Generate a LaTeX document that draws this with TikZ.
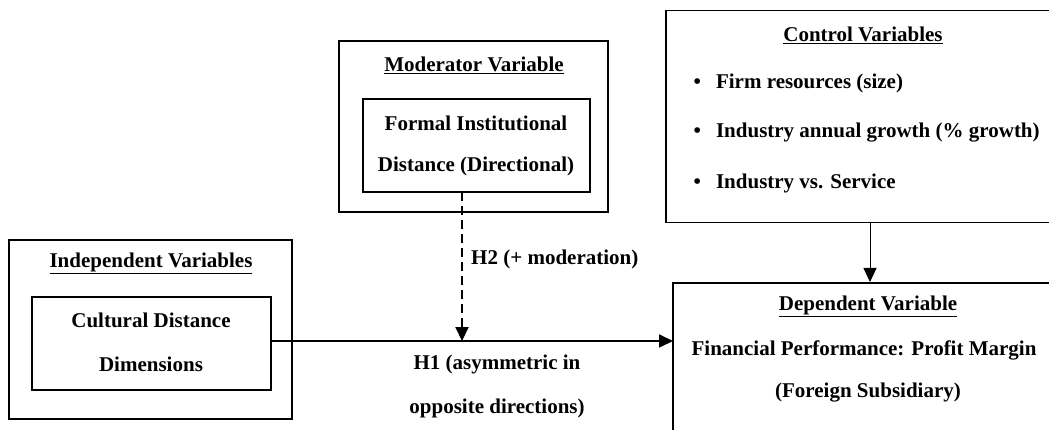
\documentclass[tikz,border=0pt]{standalone}
\usepackage{fontspec}
\setmainfont{Liberation Serif}
\usetikzlibrary{arrows.meta}
\begin{document}
\begin{tikzpicture}[x=1pt,y=-1pt,
  outerbox/.style={draw, line width=1.8pt, rectangle, inner sep=0pt, outer sep=0pt},
  innerbox/.style={draw, line width=1.6pt, rectangle, inner sep=0pt, outer sep=0pt},
  lbl/.style={font=\fontsize{21}{24}\selectfont\bfseries, inner sep=0pt, anchor=center},
  lbll/.style={lbl, anchor=west},
  tip/.style={-{Triangle[length=14pt,width=13pt]}}]
\useasboundingbox (0,0) rectangle (1049,430);
\clip (0,0) rectangle (1049,430);
% boxes
\node[outerbox, minimum width=283pt, minimum height=179pt] (indep) at (150.5,329.5) {};
\node[innerbox, minimum width=239pt, minimum height=93pt] (cult) at (151.5,343.5) {};
\node[outerbox, minimum width=269pt, minimum height=171pt] (modbox) at (473.5,126.5) {};
\node[innerbox, minimum width=227pt, minimum height=93pt] (formal) at (476.5,145.5) {};
\node[outerbox, minimum width=400pt, minimum height=212pt] (ctrl) at (866,116.5) {};
\node[outerbox, minimum width=400pt, minimum height=170pt] (dep) at (873,368) {};
% texts
\node[lbl] (indeptitle) at (151,263) {\underline{Independent Variables}};
\node[lbl] (cult1) at (151,320) {Cultural Distance};
\node[lbl] (cult2) at (151,364) {Dimensions};
\node[lbl] (modtitle) at (474,65) {\underline{Moderator Variable}};
\node[lbl] (formal1) at (476,123) {Formal Institutional};
\node[lbl] (formal2) at (476,166) {Distance (Directional)};
\node[lbl] (ctrltitle) at (863,35) {\underline{Control Variables}};
\node[lbll] (c1) at (693.5,83) {•\hspace{15pt}Firm resources (size)};
\node[lbll] (c2) at (693.5,133) {•\hspace{15pt}Industry annual growth (\% growth)};
\node[lbll] (c3) at (693.5,183) {•\hspace{15pt}Industry vs. Service};
\node[lbl] (deptitle) at (868,306) {\underline{Dependent Variable}};
\node[lbl] (dep1) at (864,350) {Financial Performance: Profit Margin};
\node[lbl] (dep2) at (868,393) {(Foreign Subsidiary)};
\node[lbll] (h2) at (471,259) {H2 (+ moderation)};
\node[lbl] (h1a) at (497,364) {H1 (asymmetric in};
\node[lbl] (h1b) at (497,408) {opposite directions)};
% connectors
\coordinate (meet) at (462,341);
\draw[tip, line width=1.8pt] (cult.east |- meet) -- (dep.west |- meet);
\draw[tip, line width=2pt, dash pattern=on 9pt off 5pt] (formal.south -| meet) -- (meet);
\draw[tip, line width=1pt] (870,222.5) -- (870,282);
\end{tikzpicture}
\end{document}
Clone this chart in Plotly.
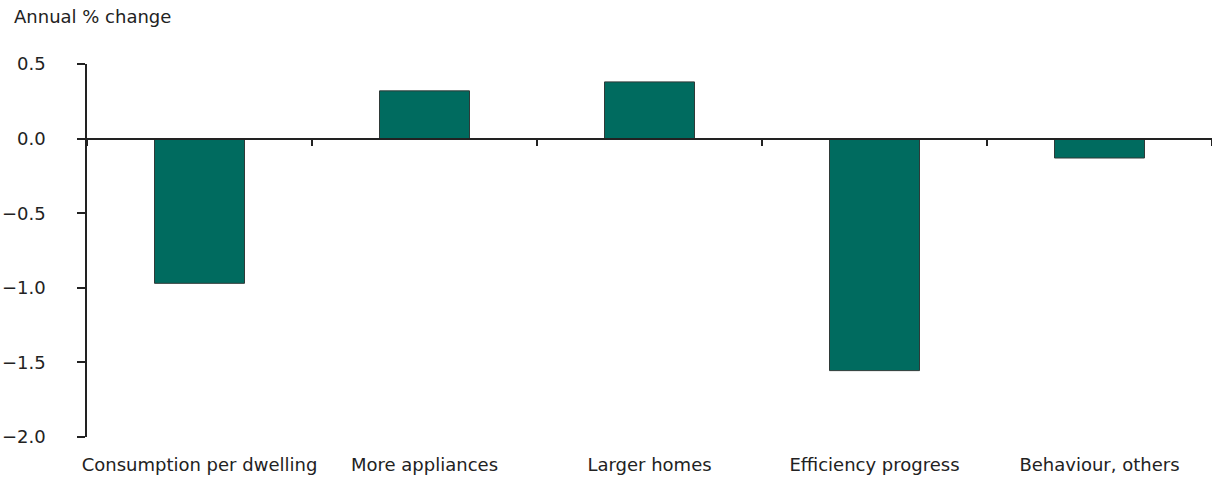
import plotly.graph_objects as go

categories = ["Consumption per dwelling", "More appliances", "Larger homes",
              "Efficiency progress", "Behaviour, others"]
values = [-0.97, 0.32, 0.38, -1.555, -0.13]
y_ticks = [0.5, 0.0, -0.5, -1.0, -1.5, -2.0]
y_title = "Annual % change"

W, H = 1212, 478
L, R, T, B = 87, 0, 64, 41
FONT = "DejaVu Sans"
FS = 18

fig = go.Figure()
fig.add_trace(go.Bar(
    x=categories, y=values, width=0.4,
    marker=dict(color="#006b5f", line=dict(color="#2f3a38", width=1)),
    xaxis="x", yaxis="y",
))
fig.add_trace(go.Bar(x=categories, y=[None]*len(categories), xaxis="x2", yaxis="y",
                     showlegend=False, hoverinfo="skip"))

fig.update_layout(
    width=W, height=H,
    margin=dict(l=L, r=R, t=T, b=B, autoexpand=False),
    plot_bgcolor="white", paper_bgcolor="white",
    showlegend=False,
    bargap=0.6,
    font=dict(family=FONT, size=FS, color="#222"),
    xaxis=dict(
        type="category", showline=False, ticks="", showgrid=False, zeroline=False,
        automargin=False,
        tickfont=dict(family=FONT, size=FS, color="#222"),
        ticklabelstandoff=15,
    ),
    xaxis2=dict(
        type="category", overlaying="x", anchor="free", position=0.8,
        showline=True, linecolor="#222", linewidth=1.5,
        ticks="outside", tickson="boundaries", ticklen=7, tickwidth=1.5, tickcolor="#222",
        showticklabels=False, showgrid=False, zeroline=False,
        automargin=False, matches="x",
    ),
    yaxis=dict(
        range=[-2.0, 0.5], tickvals=y_ticks, tickformat=".1f",
        showline=True, linecolor="#222", linewidth=1.5,
        ticks="outside", ticklen=8, tickwidth=1.5, tickcolor="#222",
        showgrid=False, zeroline=False, automargin=False,
        tickfont=dict(family=FONT, size=FS, color="#222"),
        ticklabelstandoff=28,
    ),
    annotations=[dict(
        text=y_title, xref="paper", yref="paper",
        x=(12 - L) / (W - L - R), y=1 + (T - 17) / (H - T - B),
        xanchor="left", yanchor="middle", showarrow=False,
        font=dict(family=FONT, size=FS, color="#222"),
    )],
)

fig.write_html("out.html", config={"displayModeBar": False},
               post_script="document.body.style.margin='0';document.body.style.overflow='hidden';")
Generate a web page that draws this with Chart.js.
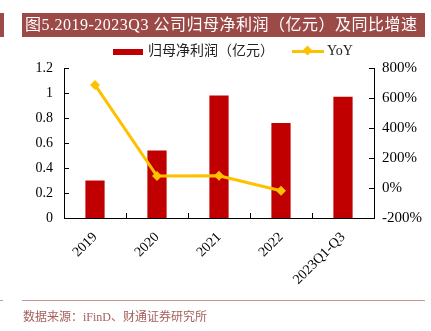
<!DOCTYPE html>
<html>
<head>
<meta charset="utf-8">
<script src="https://cdn.jsdelivr.net/npm/chart.js@4/dist/chart.umd.min.js"></script>
<style>
  body { margin: 0; background: #fff; }
  #wrap { position: relative; width: 431px; height: 331px; overflow: hidden; font-family: "Liberation Serif", "Noto Sans CJK SC", serif; }
  #chart { position: absolute; left: 0; top: 0; }
  .title { position: absolute; top: 13px; height: 24px; background: #9c4a47; color: #fff; font-size: 16px; line-height: 24px; letter-spacing: 0.5px; white-space: nowrap; }
  .legend { position: absolute; top: 42px; font-size: 14px; line-height: 18px; color: #222; white-space: nowrap; }
  .rule { position: absolute; top: 300px; height: 1px; background: #c99592; }
  .source { position: absolute; left: 23px; top: 307px; font-size: 12px; color: #a4605c; white-space: nowrap; }
</style>
</head>
<body>
<div id="wrap">
  <canvas id="chart" width="431" height="331"></canvas>
  <div class="title" style="left:0;width:4px;"></div>
  <div class="title" style="left:22px;width:403px;padding-left:3px;box-sizing:border-box;">图5.2019-2023Q3 公司归母净利润（亿元）及同比增速</div>
  <div class="legend" style="left:113px;">
    <span style="display:inline-block;width:30px;height:6px;background:#c00000;vertical-align:middle;margin-right:5px;"></span>归母净利润（亿元）
  </div>
  <div class="legend" style="left:292px;">
    <span style="position:relative;display:inline-block;width:32px;height:3px;background:#ffc000;vertical-align:middle;margin-right:3px;">
      <span style="position:absolute;left:12px;top:-3px;width:7px;height:7px;background:#ffc000;transform:rotate(45deg);"></span>
    </span>YoY
  </div>
  <div class="rule" style="left:0;width:3px;"></div>
  <div class="rule" style="left:22px;width:403px;"></div>
  <div class="source">数据来源：iFinD、财通证券研究所</div>
</div>
<script>
const categories = ['2019', '2020', '2021', '2022', '2023Q1-Q3'];
const netProfit = [0.30, 0.54, 0.98, 0.76, 0.97];
const yoy = [687, 80, 82, -18, null];
const leftTicks = [0, 0.2, 0.4, 0.6, 0.8, 1, 1.2];
const rightTicks = [-200, 0, 200, 400, 600, 800];

// tick marks drawn inward, like the source chart
const innerTicks = {
  id: 'innerTicks',
  afterDraw(chart) {
    const ctx = chart.ctx;
    const area = chart.chartArea;
    const yL = chart.scales.y;
    const yR = chart.scales.y1;
    const n = categories.length;
    ctx.save();
    ctx.strokeStyle = '#000';
    ctx.lineWidth = 1;
    ctx.beginPath();
    leftTicks.forEach(v => {
      const y = Math.round(yL.getPixelForValue(v)) + 0.5;
      ctx.moveTo(area.left, y);
      ctx.lineTo(area.left + 5, y);
    });
    rightTicks.forEach(v => {
      const y = Math.round(yR.getPixelForValue(v)) + 0.5;
      ctx.moveTo(area.right, y);
      ctx.lineTo(area.right - 5, y);
    });
    for (let i = 1; i < n; i++) {
      const x = Math.round(area.left + (area.right - area.left) * i / n) + 0.5;
      ctx.moveTo(x, area.bottom);
      ctx.lineTo(x, area.bottom - 5);
    }
    ctx.stroke();
    ctx.restore();
  }
};

new Chart(document.getElementById('chart'), {
  data: {
    labels: categories,
    datasets: [
      {
        type: 'line',
        label: 'YoY',
        data: yoy,
        yAxisID: 'y1',
        borderColor: '#ffc000',
        backgroundColor: '#ffc000',
        borderWidth: 3,
        pointStyle: 'rectRot',
        pointRadius: 5,
        pointBorderWidth: 0,
        tension: 0,
        order: 0
      },
      {
        type: 'bar',
        label: '归母净利润（亿元）',
        data: netProfit,
        yAxisID: 'y',
        backgroundColor: '#c00000',
        barPercentage: 0.31,
        categoryPercentage: 1,
        order: 1
      }
    ]
  },
  options: {
    responsive: false,
    animation: false,
    layout: { padding: { top: 68, left: 0, right: 0, bottom: 0 } },
    plugins: {
      legend: { display: false },
      tooltip: { enabled: false }
    },
    scales: {
      x: {
        afterFit(scale) { scale.height = 113; },
        grid: { display: false, drawTicks: false },
        border: { display: true, color: '#000', width: 1 },
        ticks: {
          color: '#000',
          font: { family: 'Liberation Serif', size: 14 },
          minRotation: 45,
          maxRotation: 45,
          padding: 11
        }
      },
      y: {
        position: 'left',
        min: 0,
        max: 1.2,
        afterFit(scale) { scale.width = 64; },
        afterBuildTicks(scale) { scale.ticks = leftTicks.map(v => ({ value: v })); },
        grid: { display: false, drawTicks: false },
        border: { display: true, color: '#000', width: 1 },
        ticks: {
          color: '#000',
          font: { family: 'Liberation Serif', size: 14 },
          padding: 11,
          callback: v => String(Number(v.toFixed(1)))
        }
      },
      y1: {
        position: 'right',
        min: -200,
        max: 800,
        afterFit(scale) { scale.width = 57; },
        afterBuildTicks(scale) { scale.ticks = rightTicks.map(v => ({ value: v })); },
        grid: { display: false, drawTicks: false },
        border: { display: true, color: '#000', width: 1 },
        ticks: {
          color: '#000',
          font: { family: 'Liberation Serif', size: 15 },
          padding: 8,
          callback: v => v + '%'
        }
      }
    }
  },
  plugins: [innerTicks]
});
</script>
</body>
</html>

*Exercise*: Copy each line of the preceding data that contains the string "with".

*Result*:
Generate a LaTeX document that draws this with TikZ.
Generate a web page that draws this with Chart.js.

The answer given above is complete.